Mr MacSharry is one of five former politicians named in the Dáil by Sinn Féin TD Mary Lou McDonald as having been in a dossier of alleged offshore account holders. All five have rejected the claims.
Contacted by The Irish Times this morning, Mr MacSharry said: “My lawyers are dealing with matters”.
The law firm Arthur Cox, acting for Mr MacSharry, has written to the PAC requesting access to papers given to individual members of the committee.
However, it is understood that the Ansbacher dossier is not considered to be a committee document and therefore the committee is expected to respond that it is not in a position to hand over the dossier.
Mr MacSharry previously described the allegations as “absolutely outrageous” and last week said: “I have never had an Ansbacher account, I never was the beneficiary of one.”

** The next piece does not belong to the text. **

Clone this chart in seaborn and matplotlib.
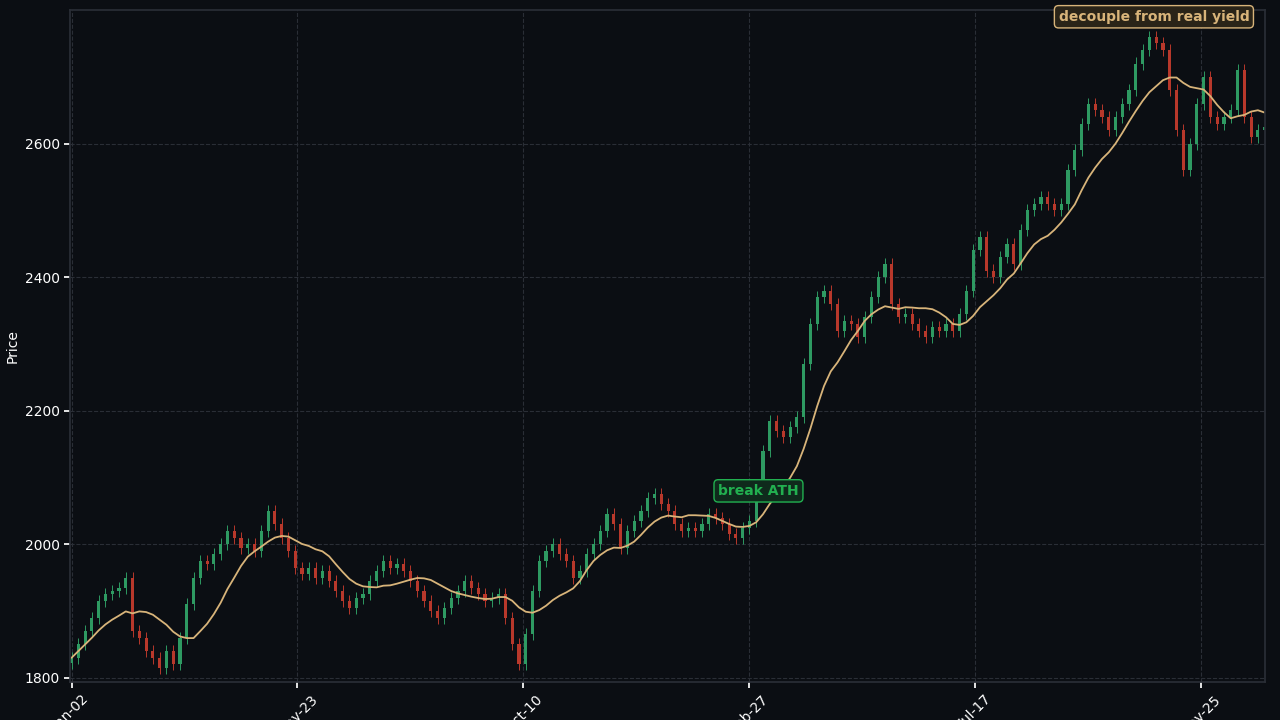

He said he would be consulting his legal representatives to see what recourse he has, both against Gerry Ryan, the whistleblower who submitted the dossier about tax evasion to the Dáil Committee on Public Accounts, and Ms McDonald.
Ms McDonald last Wednesday also named under privilege on the Dáil record former PD leader Des O'Malley, former Fianna Fáil politicians Máire Geoghegan-Quinn and Gerard Collins, an 'S Barrett', assumed to be former Fianna Fáil TD Sylvie Barrett, and former Fine Gael minister Richie Ryan.
Mr MacSharry’s tough persona while overseeing public spending cuts while Charles Haughey’s minister for finance in the late 1980s earned Ray MacSharry the title “Mack the Knife”.
He became an MEP in 1984, before returning as a TD and minister for finance in 1987 in another Haughey-led government.
He was appointed Ireland’s European commissioner in 1988.